One of the key aspects of our buy-to-let offering is that will continue to accept applications from portfolio landlords. Here’s a summary of the changes:

  • New and improved buy-to-let calculator hosted on our website making it easier for brokers to assess customers’ affordability.
  • To ensure customers can afford all existing mortgage commitments additional information requested on their other properties (residential and buy-to-let) to enable a full affordability assessment.
  • For portfolio landlords (those owning four or more properties), additional information about their existing buy-to-let and rented properties, their landlord experience, use of letting agents and future portfolio plans
  • Revised Interest Coverage Ratio (ICR) calculation of 5.5% x 135%, reduced from 5.5% x 145%. We will continue to top-slice if there is a rental shortfall, taking into account any free personal income the applicant may have. In all cases, expected rent must continue to meet a minimum rental cover calculation of 5.5% x 125%.
  • Redefined the maximum number of properties an applicant can own from ‘mortgaged’ to ‘rented’ but the maximum number remains at 4.
  • New valuation service to assess rental demand and rental income for all other properties being let, with the results used to validate customer affordability.
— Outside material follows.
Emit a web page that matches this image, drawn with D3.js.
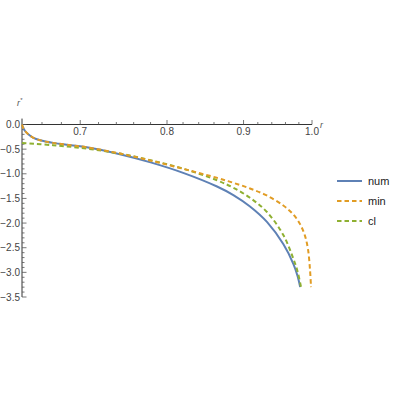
<!DOCTYPE html>
<html>
<head>
<meta charset="utf-8">
<script src="https://cdn.jsdelivr.net/npm/d3@7"></script>
<style>
  body { margin: 0; background: #fff; }
  text { font-family: "Liberation Sans", Arial, sans-serif; }
</style>
</head>
<body>
<div id="chart"></div>
<script>
// values (x = r, y = r*)
var numR = [0.640, 0.641, 0.643, 0.6459, 0.6509, 0.6582, 0.6713, 0.6899, 0.707, 0.744, 0.780, 0.821, 0.864, 0.886, 0.909, 0.933, 0.957, 0.972, 0.978, 0.982];
var numY = [0, -0.061, -0.132, -0.193, -0.264, -0.320, -0.373, -0.420, -0.462, -0.604, -0.769, -0.986, -1.258, -1.432, -1.663, -1.976, -2.430, -2.836, -3.073, -3.30];
var minR = [0.640, 0.641, 0.643, 0.6459, 0.6509, 0.6582, 0.6713, 0.6899, 0.707, 0.7442, 0.7793, 0.8203, 0.8636, 0.886, 0.909, 0.9327, 0.9568, 0.9717, 0.9816, 0.9893, 0.9939, 0.9969, 0.9985];
var minY = [0, -0.061, -0.132, -0.193, -0.264, -0.320, -0.373, -0.420, -0.462, -0.590, -0.730, -0.899, -1.081, -1.183, -1.298, -1.440, -1.643, -1.826, -2.016, -2.260, -2.535, -2.941, -3.30];
var clR  = [0.640, 0.6713, 0.707, 0.744, 0.780, 0.821, 0.864, 0.886, 0.909, 0.933, 0.957, 0.972, 0.978, 0.9833];
var clY  = [-0.375, -0.420, -0.489, -0.590, -0.724, -0.901, -1.132, -1.284, -1.487, -1.775, -2.247, -2.734, -2.982, -3.30];
var seriesNames = ["num", "min", "cl"];
var xTicks = [0.7, 0.8, 0.9, 1.0];
var yTicks = [0, -0.5, -1, -1.5, -2, -2.5, -3, -3.5];

var colors = ["#5E81B5", "#E19C24", "#8FB032"];
var dashes = [null, "4.5,3", "4.5,3"];

var width = 400, height = 400;

var svg = d3.select("#chart").append("svg")
    .attr("width", width)
    .attr("height", height);

var x = d3.scaleLog().domain([0.64, 1.0]).range([22, 312]);
var y = d3.scaleLinear().domain([0, -3.5]).range([124.5, 297]);

var fmt = function(d){ return (d < 0 ? "\u2212" : "") + Math.abs(d).toFixed(1); };

// x axis
var gx = svg.append("g");
gx.append("line")
    .attr("x1", x(0.64)).attr("x2", x(1.0))
    .attr("y1", y(0)).attr("y2", y(0))
    .attr("stroke", "#333").attr("stroke-width", 1);
var xMinor = d3.range(0.66, 1.0, 0.02).filter(function(d){ return Math.abs(d*10 - Math.round(d*10)) > 0.01; });
gx.selectAll(".xminor").data(xMinor).enter().append("line")
    .attr("x1", function(d){ return x(d); }).attr("x2", function(d){ return x(d); })
    .attr("y1", y(0)).attr("y2", y(0) - 2.5)
    .attr("stroke", "#555").attr("stroke-width", 0.8);
gx.selectAll(".xmajor").data(xTicks).enter().append("line")
    .attr("x1", function(d){ return x(d); }).attr("x2", function(d){ return x(d); })
    .attr("y1", y(0)).attr("y2", y(0) - 4.5)
    .attr("stroke", "#555").attr("stroke-width", 0.8);
gx.selectAll(".xlab").data(xTicks).enter().append("text")
    .attr("x", function(d){ return x(d); })
    .attr("y", y(0) + 10)
    .attr("text-anchor", "middle")
    .attr("font-size", "10px")
    .attr("fill", "#444")
    .text(function(d){ return d.toFixed(1); });
svg.append("text")
    .attr("x", 320).attr("y", y(0) + 3)
    .attr("font-size", "9px").attr("font-style", "italic").attr("fill", "#555")
    .text("r");

// y axis
var gy = svg.append("g");
gy.append("line")
    .attr("x1", x(0.64)).attr("x2", x(0.64))
    .attr("y1", y(0.12)).attr("y2", y(-3.5))
    .attr("stroke", "#333").attr("stroke-width", 1);
var yMinor = d3.range(1, 36).map(function(i){ return -i / 10; }).filter(function(d, i){ return (i + 1) % 5 !== 0; });
gy.selectAll(".yminor").data(yMinor).enter().append("line")
    .attr("x1", x(0.64)).attr("x2", x(0.64) + 2.5)
    .attr("y1", function(d){ return y(d); }).attr("y2", function(d){ return y(d); })
    .attr("stroke", "#555").attr("stroke-width", 0.8);
gy.selectAll(".ymajor").data(yTicks).enter().append("line")
    .attr("x1", x(0.64)).attr("x2", x(0.64) + 4.5)
    .attr("y1", function(d){ return y(d); }).attr("y2", function(d){ return y(d); })
    .attr("stroke", "#555").attr("stroke-width", 0.8);
gy.selectAll(".ylab").data(yTicks).enter().append("text")
    .attr("x", x(0.64) - 2)
    .attr("y", function(d){ return y(d) + 3.5; })
    .attr("text-anchor", "end")
    .attr("font-size", "10px")
    .attr("fill", "#444")
    .text(fmt);
var yl = svg.append("text")
    .attr("x", 17).attr("y", 106)
    .attr("font-size", "9px").attr("font-style", "italic").attr("fill", "#555");
yl.append("tspan").text("r");
yl.append("tspan").attr("dy", -4).attr("font-size", "6px").text("*");

// curves
var series = [
    { name: seriesNames[0], pts: d3.zip(numR, numY) },
    { name: seriesNames[1], pts: d3.zip(minR, minY) },
    { name: seriesNames[2], pts: d3.zip(clR, clY) }
];

var line = d3.line()
    .x(function(d){ return x(d[0]); })
    .y(function(d){ return y(d[1]); })
    .curve(d3.curveCatmullRom.alpha(0.5));

// draw cl and min on top of num, like the reference
[0, 2, 1].forEach(function(i){
    svg.append("path")
        .datum(series[i].pts)
        .attr("fill", "none")
        .attr("stroke", colors[i])
        .attr("stroke-width", 2)
        .attr("stroke-dasharray", dashes[i])
        .attr("d", line);
});

// legend
var lg = svg.append("g").attr("transform", "translate(337,181)");
seriesNames.forEach(function(n, i){
    lg.append("line")
        .attr("x1", 0).attr("x2", 25)
        .attr("y1", i * 20).attr("y2", i * 20)
        .attr("stroke", colors[i]).attr("stroke-width", 2)
        .attr("stroke-dasharray", dashes[i]);
    lg.append("text")
        .attr("x", 31).attr("y", i * 20 + 4)
        .attr("font-size", "11px").attr("fill", "#222")
        .text(n);
});
</script>
</body>
</html>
We also plan to introduce several other enhancements to our buy-to-let proposition:

  • Increasing the total number of rented properties a landlord customer can own from 4 to 10. The total will include unencumbered properties and properties mortgaged with another lender.
  • Increasing the maximum aggregate customer borrowing allowed from £2m to £3.5m.
  • The current £50,000 minimum income for aggregated borrowing over £1m will be removed. All customers will be required to meet our standard buy-to-let minimum income of £25,000.
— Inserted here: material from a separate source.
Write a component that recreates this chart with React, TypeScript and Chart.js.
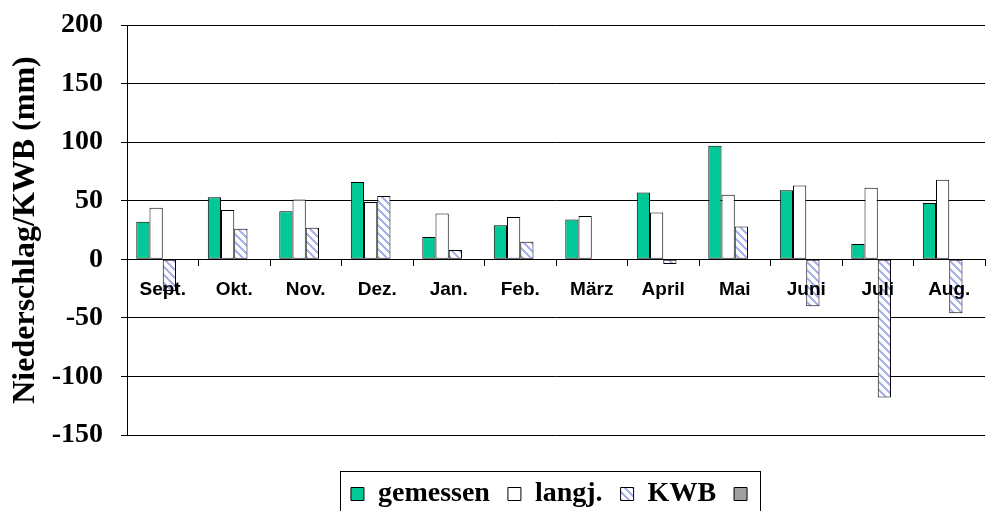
import React, { useEffect, useRef } from "react";
import { Chart, registerables } from "chart.js";

Chart.register(...registerables);

const categories = ["Sept.", "Okt.", "Nov.", "Dez.", "Jan.", "Feb.", "März", "April", "Mai", "Juni", "Juli", "Aug."];
const gemessen = [32, 53, 41, 66, 19, 29, 34, 57, 97, 59, 13, 48];
const langj = [44, 42, 51, 49, 39, 36, 37, 40, 55, 63, 61, 68];
const kwb = [-27, 26, 27, 54, 8, 15, 0, -4, 28, -40, -118, -46];
const leer: (number | null)[] = [null, null, null, null, null, null, null, null, null, null, null, null];
const seriesLabels = ["gemessen", "langj.", "KWB", ""];
const yMin = -150;
const yMax = 200;
const yStep = 50;

function makeHatch(): CanvasPattern | string {
  const c = document.createElement("canvas");
  c.width = 8;
  c.height = 8;
  const g = c.getContext("2d");
  if (!g) return "#ccd";
  g.fillStyle = "#ffffff";
  g.fillRect(0, 0, 8, 8);
  g.fillStyle = "#aab2ee";
  for (let x = 0; x < 8; x++) {
    for (let y = 0; y < 8; y++) {
      if ((x - y + 16) % 8 < 3) g.fillRect(x, y, 1, 1);
    }
  }
  const p = g.createPattern(c, "repeat");
  return p || "#ccd";
}

const serif = "'Liberation Serif', 'Times New Roman', serif";
const sans = "'Liberation Sans', Arial, sans-serif";

const legendBorder = {
  id: "legendBorder",
  afterDraw(chart: any) {
    const lg = chart.legend;
    if (!lg || !lg.legendHitBoxes || !lg.legendHitBoxes.length) return;
    const hb = lg.legendHitBoxes;
    const first = hb[0];
    const last = hb[hb.length - 1];
    const ctx = chart.ctx;
    ctx.save();
    ctx.strokeStyle = "#000";
    ctx.lineWidth = 1;
    const left = Math.round(first.left) - 11 + 0.5;
    const right = Math.round(last.left) + 13 + 13 + 0.5;
    const top = Math.round(first.top) - 9 + 0.5;
    ctx.strokeRect(left, top, right - left, 600);
    ctx.restore();
  },
};

export default function App() {
  const ref = useRef<HTMLCanvasElement | null>(null);
  useEffect(() => {
    if (!ref.current) return;
    const hatch = makeHatch();
    const chart = new Chart(ref.current, {
      type: "bar",
      data: {
        labels: categories,
        datasets: [
          { label: seriesLabels[0], data: gemessen, backgroundColor: "#00c896", borderColor: "#000", borderWidth: 1 },
          { label: seriesLabels[1], data: langj, backgroundColor: "#ffffff", borderColor: "#000", borderWidth: 1 },
          { label: seriesLabels[2], data: kwb, backgroundColor: hatch as any, borderColor: "#000", borderWidth: 1 },
          { label: seriesLabels[3], data: leer, backgroundColor: "#a0a0a0", borderColor: "#000", borderWidth: 1 },
        ],
      },
      options: {
        animation: false,
        responsive: false,
        devicePixelRatio: 1,
        layout: { padding: { left: 13, right: 3, top: 25, bottom: 0 } },
        datasets: { bar: { categoryPercentage: 0.74, barPercentage: 1.0, borderSkipped: false } },
        plugins: {
          tooltip: { enabled: false },
          legend: {
            position: "bottom",
            fullSize: false,
            title: { display: true, text: "", padding: { top: 26, bottom: 0 }, font: { size: 1, lineHeight: 1 } },
            labels: {
              color: "#000",
              boxWidth: 13,
              boxHeight: 13,
              padding: 18,
              font: { family: serif, size: 28, weight: "bold" },
            },
          },
        },
        scales: {
          x: {
            position: { y: 0 } as any,
            afterFit: (s: any) => {
              s.height = 0;
              s.paddingLeft = 0;
              s.paddingRight = 0;
            },
            grid: { display: true, drawOnChartArea: false, drawTicks: true, tickLength: 6, color: "#000", offset: true, z: 1 },
            border: { display: true, color: "#000", width: 1, z: 1 },
            ticks: { z: 1, color: "#000", padding: 13, maxRotation: 0, autoSkip: false, font: { family: sans, size: 19, weight: "bold" } },
          },
          y: {
            min: yMin,
            max: yMax,
            afterFit: (s: any) => {
              s.width = 114;
              s.paddingTop = 0;
              s.paddingBottom = 0;
            },
            ticks: { stepSize: yStep, color: "#000", padding: 18, font: { family: serif, size: 28, weight: "bold" } },
            grid: { color: "#000", lineWidth: 1, tickLength: 6 },
            border: { display: true, color: "#000", width: 1 },
            title: {
              display: true,
              text: "Niederschlag/KWB (mm)",
              color: "#000",
              padding: 0,
              font: { family: serif, size: 32, weight: "bold", lineHeight: 0.8 },
            },
          },
        },
      },
      plugins: [legendBorder],
    });
    return () => chart.destroy();
  }, []);
  return (
    <div style={{ position: "fixed", left: 0, top: 0, width: 988, height: 511, overflow: "hidden", background: "#fff" }}>
      <canvas ref={ref} width={988} height={518} style={{ width: 988, height: 518 }} />
    </div>
  );
}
Here’s some information to help update you on our approach to buy-to-let:

Definition of a portfolio landlord

We define a portfolio landlord as a customer who has four or more properties owned solely, jointly or in aggregate across all applicants that meet the following criteria:

  • Rented properties, whether mortgaged or unencumbered
  • Residential properties with either consent-to-let or permission-to-let agreements from the current lender
  • Properties must be in the UK (England, Scotland, Wales or Northern Ireland)
  • Excludes properties held in a limited company

Accounting for properties rented out as holiday lets

Holiday let properties should not be included in a customer’s total number of rented properties. Their monthly mortgage payment(s) must be included as a commitment in the calculator but the rental income cannot be included as this will vary from month to month. As part of a customer’s main income, rental income can be included if it can be evidenced through their tax return or business accounts in line with our policy.
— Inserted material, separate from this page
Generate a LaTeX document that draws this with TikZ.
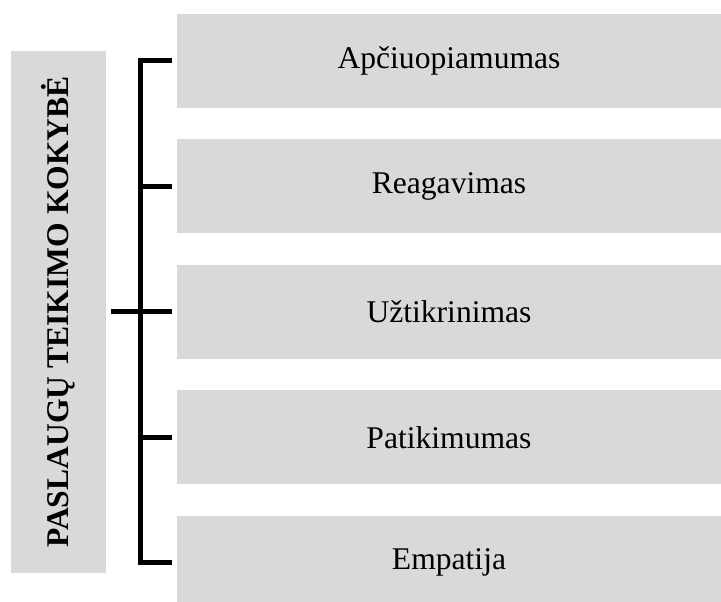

Existing properties do not need to meet our minimum Interest Cover ratio (ICR)

Our buy-to-let calculator will only check that NEW properties meet our minimum ICR of 135% (125% from rental income). A customer’s existing rented properties will NOT be assessed individually against our ICR criteria. These will be assessed as part of a customer’s personal affordability. To ensure an accurate assessment, you’ll need to ensure you input the correct gross monthly rental income into the buy-to-let calculator and application for each property.

As a responsible lender, we have been able to make these changes whilst ensuring that we maintain our risk appetite and the quality of business we accept.